§ **WHAT NEEDS TO BE DONE**:
Retype only what runs from the first line of the listing to the line holding "gross_labels = ['Feb", both included. Do not retype the pictures.

--- start ---

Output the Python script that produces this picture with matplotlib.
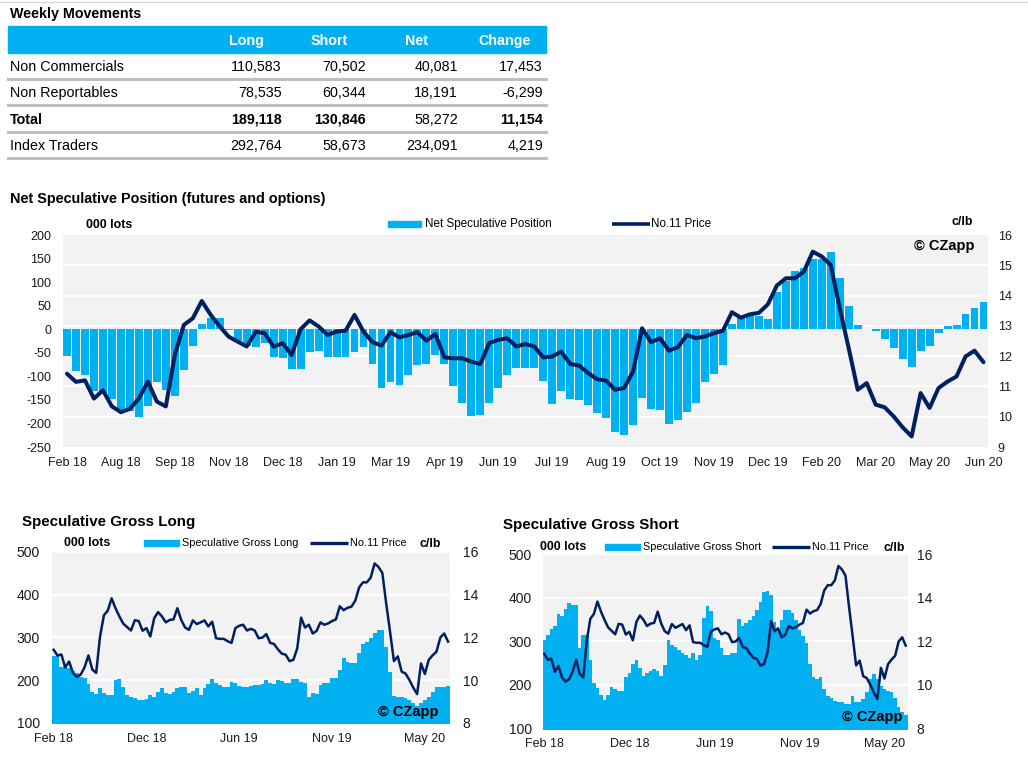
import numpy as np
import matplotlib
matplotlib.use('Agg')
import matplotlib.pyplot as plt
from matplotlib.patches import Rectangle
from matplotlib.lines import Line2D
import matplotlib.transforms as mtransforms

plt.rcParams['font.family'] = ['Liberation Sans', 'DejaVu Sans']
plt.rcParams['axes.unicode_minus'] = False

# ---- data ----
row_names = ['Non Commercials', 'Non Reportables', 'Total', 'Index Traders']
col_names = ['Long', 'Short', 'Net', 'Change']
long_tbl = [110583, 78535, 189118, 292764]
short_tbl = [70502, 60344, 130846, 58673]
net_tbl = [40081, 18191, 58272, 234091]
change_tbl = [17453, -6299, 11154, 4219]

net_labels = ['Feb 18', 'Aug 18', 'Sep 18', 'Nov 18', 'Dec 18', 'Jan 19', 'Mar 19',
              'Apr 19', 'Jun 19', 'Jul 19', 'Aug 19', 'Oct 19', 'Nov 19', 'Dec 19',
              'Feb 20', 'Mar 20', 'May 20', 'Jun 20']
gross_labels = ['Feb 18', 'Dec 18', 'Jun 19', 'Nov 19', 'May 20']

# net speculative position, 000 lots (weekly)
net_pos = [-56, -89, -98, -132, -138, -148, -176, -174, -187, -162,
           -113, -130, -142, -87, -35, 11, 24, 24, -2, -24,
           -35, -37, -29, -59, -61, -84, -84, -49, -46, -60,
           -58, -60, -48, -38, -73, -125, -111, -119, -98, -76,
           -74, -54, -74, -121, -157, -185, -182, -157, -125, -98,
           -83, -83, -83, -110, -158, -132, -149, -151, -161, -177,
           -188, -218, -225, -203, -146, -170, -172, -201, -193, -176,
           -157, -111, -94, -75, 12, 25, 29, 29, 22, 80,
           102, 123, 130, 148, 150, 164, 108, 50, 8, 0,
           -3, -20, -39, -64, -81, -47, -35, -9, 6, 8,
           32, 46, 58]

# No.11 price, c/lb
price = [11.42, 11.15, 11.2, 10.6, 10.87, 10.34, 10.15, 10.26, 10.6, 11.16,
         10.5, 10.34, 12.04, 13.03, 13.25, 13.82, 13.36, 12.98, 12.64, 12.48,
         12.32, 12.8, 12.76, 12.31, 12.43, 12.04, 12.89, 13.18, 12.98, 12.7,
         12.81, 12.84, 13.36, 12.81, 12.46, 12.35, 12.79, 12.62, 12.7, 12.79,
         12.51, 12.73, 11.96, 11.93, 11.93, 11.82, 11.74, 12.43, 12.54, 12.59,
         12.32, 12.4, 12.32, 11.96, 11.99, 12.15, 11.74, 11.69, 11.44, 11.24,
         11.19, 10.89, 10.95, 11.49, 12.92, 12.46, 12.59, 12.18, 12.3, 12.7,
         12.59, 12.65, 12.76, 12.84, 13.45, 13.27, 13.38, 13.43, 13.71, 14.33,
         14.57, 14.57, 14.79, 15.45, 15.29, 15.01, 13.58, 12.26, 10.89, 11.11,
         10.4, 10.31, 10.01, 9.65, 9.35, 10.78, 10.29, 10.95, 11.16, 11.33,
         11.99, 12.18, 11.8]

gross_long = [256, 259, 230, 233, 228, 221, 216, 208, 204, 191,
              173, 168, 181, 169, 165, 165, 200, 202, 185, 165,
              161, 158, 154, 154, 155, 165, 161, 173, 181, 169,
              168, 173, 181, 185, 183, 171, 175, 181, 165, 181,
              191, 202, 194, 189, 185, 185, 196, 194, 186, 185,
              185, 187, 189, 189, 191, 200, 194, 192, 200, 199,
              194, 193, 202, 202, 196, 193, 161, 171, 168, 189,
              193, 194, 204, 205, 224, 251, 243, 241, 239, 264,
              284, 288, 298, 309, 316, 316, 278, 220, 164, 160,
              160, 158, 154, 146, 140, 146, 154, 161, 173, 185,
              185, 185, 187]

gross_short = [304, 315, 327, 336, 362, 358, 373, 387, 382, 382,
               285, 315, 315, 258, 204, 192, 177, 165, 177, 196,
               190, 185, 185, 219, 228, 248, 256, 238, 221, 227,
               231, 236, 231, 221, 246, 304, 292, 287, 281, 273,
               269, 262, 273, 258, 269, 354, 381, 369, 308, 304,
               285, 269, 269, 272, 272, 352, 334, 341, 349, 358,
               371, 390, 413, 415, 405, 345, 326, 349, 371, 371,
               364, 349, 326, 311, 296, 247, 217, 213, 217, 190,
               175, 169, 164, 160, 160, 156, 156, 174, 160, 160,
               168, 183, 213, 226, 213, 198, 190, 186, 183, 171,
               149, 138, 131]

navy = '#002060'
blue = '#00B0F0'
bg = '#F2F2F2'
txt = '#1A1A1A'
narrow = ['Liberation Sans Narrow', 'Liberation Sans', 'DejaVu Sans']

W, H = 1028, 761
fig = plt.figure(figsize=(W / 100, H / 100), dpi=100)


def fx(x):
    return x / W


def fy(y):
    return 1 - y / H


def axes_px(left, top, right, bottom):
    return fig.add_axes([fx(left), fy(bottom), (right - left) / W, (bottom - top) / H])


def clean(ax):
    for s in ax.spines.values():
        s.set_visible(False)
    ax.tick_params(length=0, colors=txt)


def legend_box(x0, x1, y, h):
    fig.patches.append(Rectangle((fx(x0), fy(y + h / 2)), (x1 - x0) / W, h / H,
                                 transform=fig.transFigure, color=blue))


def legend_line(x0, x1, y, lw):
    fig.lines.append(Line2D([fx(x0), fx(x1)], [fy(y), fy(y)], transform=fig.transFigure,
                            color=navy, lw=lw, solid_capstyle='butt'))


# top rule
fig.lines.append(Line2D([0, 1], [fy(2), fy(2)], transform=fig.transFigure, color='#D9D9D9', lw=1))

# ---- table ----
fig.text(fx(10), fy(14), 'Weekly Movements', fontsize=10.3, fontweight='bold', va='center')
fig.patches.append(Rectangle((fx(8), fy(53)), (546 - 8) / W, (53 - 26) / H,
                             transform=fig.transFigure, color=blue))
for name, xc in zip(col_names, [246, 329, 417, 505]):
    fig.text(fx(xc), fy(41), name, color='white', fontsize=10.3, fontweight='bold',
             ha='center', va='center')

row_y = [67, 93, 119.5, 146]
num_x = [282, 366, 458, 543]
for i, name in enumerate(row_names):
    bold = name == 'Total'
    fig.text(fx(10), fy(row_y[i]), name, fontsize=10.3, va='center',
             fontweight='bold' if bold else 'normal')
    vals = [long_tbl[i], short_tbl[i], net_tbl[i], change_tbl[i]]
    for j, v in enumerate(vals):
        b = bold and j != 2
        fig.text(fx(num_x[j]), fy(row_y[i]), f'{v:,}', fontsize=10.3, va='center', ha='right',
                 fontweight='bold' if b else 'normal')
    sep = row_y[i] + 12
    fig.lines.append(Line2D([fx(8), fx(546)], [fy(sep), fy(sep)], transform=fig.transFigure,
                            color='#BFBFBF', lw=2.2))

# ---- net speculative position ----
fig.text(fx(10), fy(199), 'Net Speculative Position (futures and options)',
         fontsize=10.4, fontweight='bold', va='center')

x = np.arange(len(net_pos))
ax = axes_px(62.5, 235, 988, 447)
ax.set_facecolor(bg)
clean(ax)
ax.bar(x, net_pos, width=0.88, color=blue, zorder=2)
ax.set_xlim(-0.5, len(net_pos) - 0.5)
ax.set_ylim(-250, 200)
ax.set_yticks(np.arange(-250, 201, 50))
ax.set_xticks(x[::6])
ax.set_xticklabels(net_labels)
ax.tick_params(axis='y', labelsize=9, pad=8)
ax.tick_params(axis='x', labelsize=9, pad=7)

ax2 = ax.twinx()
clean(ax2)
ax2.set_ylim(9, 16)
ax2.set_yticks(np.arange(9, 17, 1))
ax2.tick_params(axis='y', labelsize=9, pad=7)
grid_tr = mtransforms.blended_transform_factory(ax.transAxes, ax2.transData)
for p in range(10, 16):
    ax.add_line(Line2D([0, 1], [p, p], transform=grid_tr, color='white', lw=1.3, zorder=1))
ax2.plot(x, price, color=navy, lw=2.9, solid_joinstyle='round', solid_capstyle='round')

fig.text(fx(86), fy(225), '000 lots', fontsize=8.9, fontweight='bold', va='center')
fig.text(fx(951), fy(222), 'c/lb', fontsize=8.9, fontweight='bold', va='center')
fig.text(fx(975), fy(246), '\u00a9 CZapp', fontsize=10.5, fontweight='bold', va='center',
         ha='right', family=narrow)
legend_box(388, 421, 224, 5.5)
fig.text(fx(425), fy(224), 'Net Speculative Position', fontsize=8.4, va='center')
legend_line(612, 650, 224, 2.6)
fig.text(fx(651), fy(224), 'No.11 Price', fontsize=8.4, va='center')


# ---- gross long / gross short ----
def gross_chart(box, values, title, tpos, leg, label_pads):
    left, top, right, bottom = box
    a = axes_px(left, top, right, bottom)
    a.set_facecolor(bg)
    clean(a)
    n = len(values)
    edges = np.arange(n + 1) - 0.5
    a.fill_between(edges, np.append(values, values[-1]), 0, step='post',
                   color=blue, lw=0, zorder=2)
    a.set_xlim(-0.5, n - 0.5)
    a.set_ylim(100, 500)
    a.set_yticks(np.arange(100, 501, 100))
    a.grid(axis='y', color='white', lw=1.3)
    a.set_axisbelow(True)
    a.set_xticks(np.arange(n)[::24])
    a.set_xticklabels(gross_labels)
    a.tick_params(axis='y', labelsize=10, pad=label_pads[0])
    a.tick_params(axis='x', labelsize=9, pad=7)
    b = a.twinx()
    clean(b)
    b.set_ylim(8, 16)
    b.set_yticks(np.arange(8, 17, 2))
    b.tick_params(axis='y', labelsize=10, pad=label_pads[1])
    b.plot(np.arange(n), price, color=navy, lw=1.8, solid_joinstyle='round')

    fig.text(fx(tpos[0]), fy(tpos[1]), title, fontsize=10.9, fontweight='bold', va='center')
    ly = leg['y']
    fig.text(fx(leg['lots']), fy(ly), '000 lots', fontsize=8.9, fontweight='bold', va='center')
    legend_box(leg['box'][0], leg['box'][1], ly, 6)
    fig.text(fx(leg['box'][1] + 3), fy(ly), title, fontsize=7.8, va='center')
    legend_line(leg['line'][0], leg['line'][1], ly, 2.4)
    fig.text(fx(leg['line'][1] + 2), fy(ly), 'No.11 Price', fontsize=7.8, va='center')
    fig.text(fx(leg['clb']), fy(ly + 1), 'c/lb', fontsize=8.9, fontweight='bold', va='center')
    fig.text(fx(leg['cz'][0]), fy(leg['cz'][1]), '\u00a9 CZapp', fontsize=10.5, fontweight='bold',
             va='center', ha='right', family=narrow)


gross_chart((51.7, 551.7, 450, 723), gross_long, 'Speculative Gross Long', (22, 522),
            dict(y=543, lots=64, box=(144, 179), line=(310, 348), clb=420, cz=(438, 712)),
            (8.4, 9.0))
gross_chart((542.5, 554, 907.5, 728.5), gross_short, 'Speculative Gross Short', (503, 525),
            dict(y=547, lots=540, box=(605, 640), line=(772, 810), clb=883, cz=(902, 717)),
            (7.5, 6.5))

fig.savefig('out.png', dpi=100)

--- end ---

§ **EXERCISE OUTPUT**:
Output the Python script that produces this picture with matplotlib.
import numpy as np
import matplotlib
matplotlib.use('Agg')
import matplotlib.pyplot as plt
from matplotlib.patches import Rectangle
from matplotlib.lines import Line2D
import matplotlib.transforms as mtransforms

plt.rcParams['font.family'] = ['Liberation Sans', 'DejaVu Sans']
plt.rcParams['axes.unicode_minus'] = False

# ---- data ----
row_names = ['Non Commercials', 'Non Reportables', 'Total', 'Index Traders']
col_names = ['Long', 'Short', 'Net', 'Change']
long_tbl = [110583, 78535, 189118, 292764]
short_tbl = [70502, 60344, 130846, 58673]
net_tbl = [40081, 18191, 58272, 234091]
change_tbl = [17453, -6299, 11154, 4219]

net_labels = ['Feb 18', 'Aug 18', 'Sep 18', 'Nov 18', 'Dec 18', 'Jan 19', 'Mar 19',
              'Apr 19', 'Jun 19', 'Jul 19', 'Aug 19', 'Oct 19', 'Nov 19', 'Dec 19',
              'Feb 20', 'Mar 20', 'May 20', 'Jun 20']
gross_labels = ['Feb 18', 'Dec 18', 'Jun 19', 'Nov 19', 'May 20']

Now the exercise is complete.